I want to generate a unique message ID for every message. It should be generated by the server and returned to the client.
For message transfer, I am using a hash data structure, for example:
{
api => POST,
username => sganesh,
pass => "pass",
message => "hai",
time => "current_time",
}
I want to generate a unique ID using this hash.
I have tried several approaches, MD5 and freeze but these give unreadable IDs. I want some meaningful or readable unique IDs.
I have thought we can use microseconds to differentiate between the IDs but here the problem is multiple clients.
In any situation the IDs should be unique.
Can anyone help me out of this problem?
Thanks in advance.
Upvotes: 3
Views: 4139
Reputation: 132858
This sounds like a job for Data::UUID.
Furthermore, the unique ID is for a computer. You can abstract that anyway that you like for the humans. :)
Upvotes: 6
Reputation: 5087
I suspect you don't want to do what you are asking, but you can do it.
Take the hash key/values and flatten them to an array @foo = (%foo)
.
MD5 the array to get an ID code - use md5_base64(@foo)
if you want it to be 7bit (human readable).

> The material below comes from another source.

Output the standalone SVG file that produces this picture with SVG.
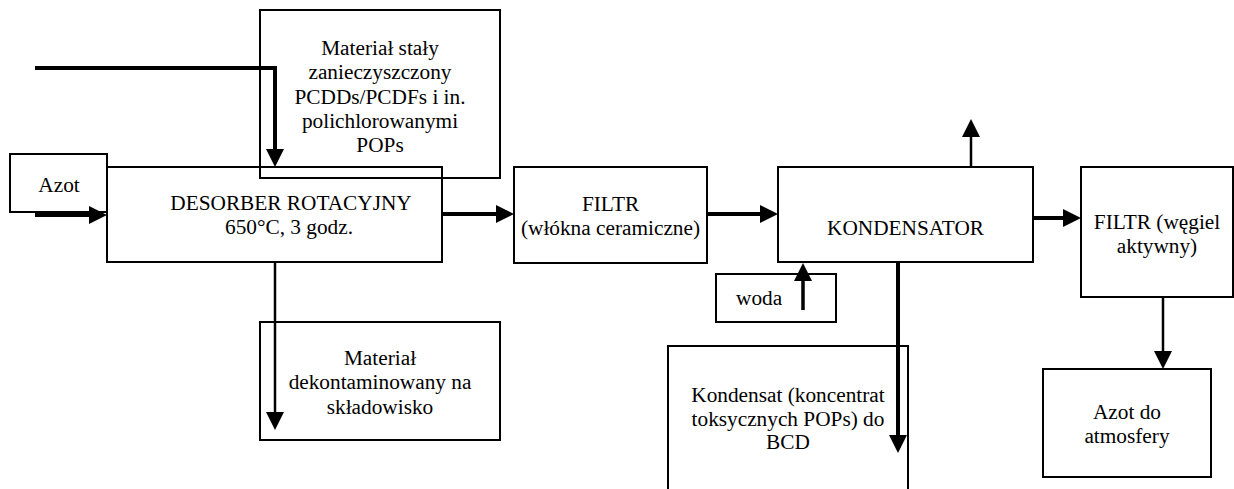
<svg xmlns="http://www.w3.org/2000/svg" width="1234" height="489" viewBox="0 0 1234 489">
<style>
.box{fill:none;stroke:#000;stroke-width:2}
.t{font-size:21.3px;fill:#000;text-anchor:middle}
.thick{fill:none;stroke:#000;stroke-width:4}
.thin{fill:none;stroke:#000;stroke-width:2.5}
</style>
<defs>
<marker id="ah" markerUnits="userSpaceOnUse" markerWidth="18" markerHeight="18" refX="8" refY="9" orient="auto" viewBox="0 0 18 18">
<path d="M0,0 L18,9 L0,18 Z" fill="#000"/>
</marker>
</defs>
<rect width="1234" height="489" fill="#fff"/>
<g font-family="Liberation Serif, Tinos, Times New Roman, DejaVu Serif, serif">

<g id="material-staly">
<rect class="box" x="260" y="10" width="240" height="168"/>
<text class="t" x="380" y="55">Materiał stały</text>
<text class="t" x="380" y="79">zanieczyszczony</text>
<text class="t" x="380" y="103.5">PCDDs/PCDFs i in.</text>
<text class="t" x="380" y="127.5">polichlorowanymi</text>
<text class="t" x="380" y="152">POPs</text>
</g>

<g id="azot">
<rect class="box" x="10" y="154" width="97" height="58"/>
<text class="t" x="59" y="192">Azot</text>
</g>

<g id="desorber">
<rect class="box" x="107" y="167" width="335" height="95"/>
<text class="t" x="291" y="210">DESORBER ROTACYJNY</text>
<text class="t" x="289" y="234">650°C, 3 godz.</text>
</g>

<g id="filtr-ceramiczne">
<rect class="box" x="514" y="167" width="193" height="96"/>
<text class="t" x="610.5" y="211">FILTR</text>
<text class="t" x="610.5" y="235">(włókna ceramiczne)</text>
</g>

<g id="kondensator">
<rect class="box" x="778" y="167" width="255" height="95"/>
<text class="t" x="905.5" y="235">KONDENSATOR</text>
</g>

<g id="filtr-wegiel">
<rect class="box" x="1081" y="167" width="152" height="130"/>
<text class="t" x="1157" y="229">FILTR (węgiel</text>
<text class="t" x="1157" y="253">aktywny)</text>
</g>

<g id="woda">
<rect class="box" x="716" y="274" width="120" height="48"/>
<text class="t" x="736" y="305" style="text-anchor:start">woda</text>
</g>

<g id="material-dekontaminowany">
<rect class="box" x="260" y="322" width="240" height="118"/>
<text class="t" x="380" y="365">Materiał</text>
<text class="t" x="380" y="389">dekontaminowany na</text>
<text class="t" x="380" y="414">składowisko</text>
</g>

<g id="kondensat">
<path class="box" d="M668,495 V346 H908 V495"/>
<text class="t" x="788" y="402">Kondensat (koncentrat</text>
<text class="t" x="788" y="426">toksycznych POPs) do</text>
<text class="t" x="788" y="449">BCD</text>
</g>

<g id="azot-atmosfera">
<rect class="box" x="1043" y="369" width="168" height="108"/>
<text class="t" x="1127" y="419">Azot do</text>
<text class="t" x="1127" y="443">atmosfery</text>
</g>
</g>

<g id="connectors">
<polyline class="thick" points="35,68 275,68 275,157" marker-end="url(#ah)"/>
<line class="thick" x1="35" y1="215" x2="97" y2="215" marker-end="url(#ah)"/>
<line class="thick" x1="442" y1="214" x2="504" y2="214" marker-end="url(#ah)"/>
<line class="thick" x1="707" y1="214" x2="768" y2="214" marker-end="url(#ah)"/>
<line class="thick" x1="1033" y1="218" x2="1071" y2="218" marker-end="url(#ah)"/>
<line class="thin" x1="971" y1="167" x2="971" y2="129" marker-end="url(#ah)"/>
<line class="thick" x1="803" y1="310" x2="803" y2="273" style="stroke-width:3.5" marker-end="url(#ah)"/>
<line class="thick" x1="898" y1="263" x2="898" y2="443" marker-end="url(#ah)"/>
<line class="thin" x1="275" y1="262" x2="275" y2="420" marker-end="url(#ah)"/>
<line class="thin" x1="1163" y1="297" x2="1163" y2="359" marker-end="url(#ah)"/>
</g>
</svg>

Remember that hashes are not ordered, so you need sort @foo
the array if you want it to be repeatable.
In code, something like:
use Digest::MD5 qw(md5_base64);
my $foo = {
api => POST,
username => sganesh,
pass => "pass",
message => "hai",
time => "current_time",
};
my $id = md5_base64(sort %$foo); # in my case eRR9QzGN1n+nIl1TDmclEA
To be honest, I think you are better off generating a unique random ID (a token) and giving it to the client to return to you, but then from your question, I don't know your motivation.